Your objective >>
Quote only the lines from the line containing "Recreate this image" to the line containing "const textColor = '#595959';", with both of those lines included, please, exactly as written.

Dataset entries >>
____________

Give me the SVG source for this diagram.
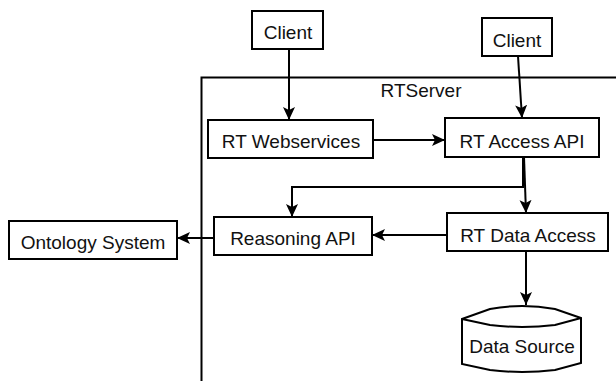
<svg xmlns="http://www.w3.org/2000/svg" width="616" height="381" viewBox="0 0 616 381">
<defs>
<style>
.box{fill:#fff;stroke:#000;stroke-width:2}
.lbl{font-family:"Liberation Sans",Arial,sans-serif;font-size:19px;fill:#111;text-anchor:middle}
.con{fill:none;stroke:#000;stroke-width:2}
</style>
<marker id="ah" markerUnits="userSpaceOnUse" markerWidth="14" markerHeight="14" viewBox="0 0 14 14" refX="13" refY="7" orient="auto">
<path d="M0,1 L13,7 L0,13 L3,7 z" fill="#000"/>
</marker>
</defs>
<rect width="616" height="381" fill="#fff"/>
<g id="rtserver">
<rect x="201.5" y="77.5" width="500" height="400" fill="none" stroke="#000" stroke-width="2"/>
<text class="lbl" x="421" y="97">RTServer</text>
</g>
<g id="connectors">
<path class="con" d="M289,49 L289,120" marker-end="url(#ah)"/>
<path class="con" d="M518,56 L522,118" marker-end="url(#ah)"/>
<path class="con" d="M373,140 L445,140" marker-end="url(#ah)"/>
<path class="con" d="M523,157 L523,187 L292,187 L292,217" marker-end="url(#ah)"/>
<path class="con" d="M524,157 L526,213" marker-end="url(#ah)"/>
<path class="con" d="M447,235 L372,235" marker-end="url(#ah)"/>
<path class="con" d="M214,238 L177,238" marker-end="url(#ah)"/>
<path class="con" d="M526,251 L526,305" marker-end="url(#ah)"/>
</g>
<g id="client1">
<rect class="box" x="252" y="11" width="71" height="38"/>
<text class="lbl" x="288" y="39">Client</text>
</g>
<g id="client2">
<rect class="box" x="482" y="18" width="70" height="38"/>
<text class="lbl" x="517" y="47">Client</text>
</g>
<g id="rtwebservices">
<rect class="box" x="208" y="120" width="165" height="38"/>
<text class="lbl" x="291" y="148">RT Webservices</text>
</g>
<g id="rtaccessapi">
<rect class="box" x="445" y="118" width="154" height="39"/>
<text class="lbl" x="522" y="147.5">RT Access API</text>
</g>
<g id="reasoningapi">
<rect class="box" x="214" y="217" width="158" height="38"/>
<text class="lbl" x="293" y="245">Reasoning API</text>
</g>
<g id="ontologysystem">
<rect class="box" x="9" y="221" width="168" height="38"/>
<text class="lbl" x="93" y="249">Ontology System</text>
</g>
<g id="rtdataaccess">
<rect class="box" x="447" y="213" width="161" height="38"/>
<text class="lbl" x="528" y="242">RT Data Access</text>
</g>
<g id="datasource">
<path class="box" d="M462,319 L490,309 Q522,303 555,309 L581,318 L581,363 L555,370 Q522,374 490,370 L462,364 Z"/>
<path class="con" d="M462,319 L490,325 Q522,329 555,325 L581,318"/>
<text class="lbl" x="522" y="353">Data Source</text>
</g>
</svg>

____________

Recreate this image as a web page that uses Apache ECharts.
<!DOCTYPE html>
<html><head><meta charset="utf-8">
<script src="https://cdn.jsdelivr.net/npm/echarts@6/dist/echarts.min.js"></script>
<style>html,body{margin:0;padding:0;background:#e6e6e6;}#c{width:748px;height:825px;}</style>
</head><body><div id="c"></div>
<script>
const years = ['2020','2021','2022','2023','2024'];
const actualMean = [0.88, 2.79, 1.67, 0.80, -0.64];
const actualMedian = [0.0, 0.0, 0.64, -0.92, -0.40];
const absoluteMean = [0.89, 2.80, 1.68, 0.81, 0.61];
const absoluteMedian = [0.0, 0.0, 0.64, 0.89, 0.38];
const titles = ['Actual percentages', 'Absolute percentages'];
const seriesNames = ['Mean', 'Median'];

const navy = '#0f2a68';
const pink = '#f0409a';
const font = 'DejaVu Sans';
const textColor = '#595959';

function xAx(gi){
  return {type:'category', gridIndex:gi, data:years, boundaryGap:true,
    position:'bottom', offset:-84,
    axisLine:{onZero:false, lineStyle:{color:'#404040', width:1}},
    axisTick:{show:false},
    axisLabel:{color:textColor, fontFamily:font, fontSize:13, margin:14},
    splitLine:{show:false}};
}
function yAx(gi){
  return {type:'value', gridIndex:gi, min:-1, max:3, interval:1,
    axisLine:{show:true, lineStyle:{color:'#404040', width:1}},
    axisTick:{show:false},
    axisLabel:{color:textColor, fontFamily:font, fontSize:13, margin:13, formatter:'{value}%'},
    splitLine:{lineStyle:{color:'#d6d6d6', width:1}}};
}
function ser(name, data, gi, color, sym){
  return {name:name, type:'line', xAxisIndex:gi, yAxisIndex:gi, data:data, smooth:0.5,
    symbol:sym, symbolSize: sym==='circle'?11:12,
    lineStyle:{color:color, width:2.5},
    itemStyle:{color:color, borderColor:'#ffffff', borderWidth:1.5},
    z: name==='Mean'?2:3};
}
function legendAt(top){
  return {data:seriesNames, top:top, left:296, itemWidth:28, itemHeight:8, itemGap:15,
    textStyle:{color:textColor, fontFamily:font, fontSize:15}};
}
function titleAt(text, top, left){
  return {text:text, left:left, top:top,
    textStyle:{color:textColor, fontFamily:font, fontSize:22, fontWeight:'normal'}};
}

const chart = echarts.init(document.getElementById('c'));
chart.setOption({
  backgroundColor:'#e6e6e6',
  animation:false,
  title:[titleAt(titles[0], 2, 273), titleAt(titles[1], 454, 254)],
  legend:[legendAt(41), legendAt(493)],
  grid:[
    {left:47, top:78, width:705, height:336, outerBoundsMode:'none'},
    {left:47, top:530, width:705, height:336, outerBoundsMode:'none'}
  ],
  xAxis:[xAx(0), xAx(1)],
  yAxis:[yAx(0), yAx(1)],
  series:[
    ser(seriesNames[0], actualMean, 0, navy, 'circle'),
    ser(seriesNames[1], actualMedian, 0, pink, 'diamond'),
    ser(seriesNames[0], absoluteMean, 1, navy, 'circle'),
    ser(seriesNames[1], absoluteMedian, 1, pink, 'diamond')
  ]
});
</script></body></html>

____________

Task output >>
Recreate this image as a web page that uses Apache ECharts.
<!DOCTYPE html>
<html><head><meta charset="utf-8">
<script src="https://cdn.jsdelivr.net/npm/echarts@6/dist/echarts.min.js"></script>
<style>html,body{margin:0;padding:0;background:#e6e6e6;}#c{width:748px;height:825px;}</style>
</head><body><div id="c"></div>
<script>
const years = ['2020','2021','2022','2023','2024'];
const actualMean = [0.88, 2.79, 1.67, 0.80, -0.64];
const actualMedian = [0.0, 0.0, 0.64, -0.92, -0.40];
const absoluteMean = [0.89, 2.80, 1.68, 0.81, 0.61];
const absoluteMedian = [0.0, 0.0, 0.64, 0.89, 0.38];
const titles = ['Actual percentages', 'Absolute percentages'];
const seriesNames = ['Mean', 'Median'];

const navy = '#0f2a68';
const pink = '#f0409a';
const font = 'DejaVu Sans';
const textColor = '#595959';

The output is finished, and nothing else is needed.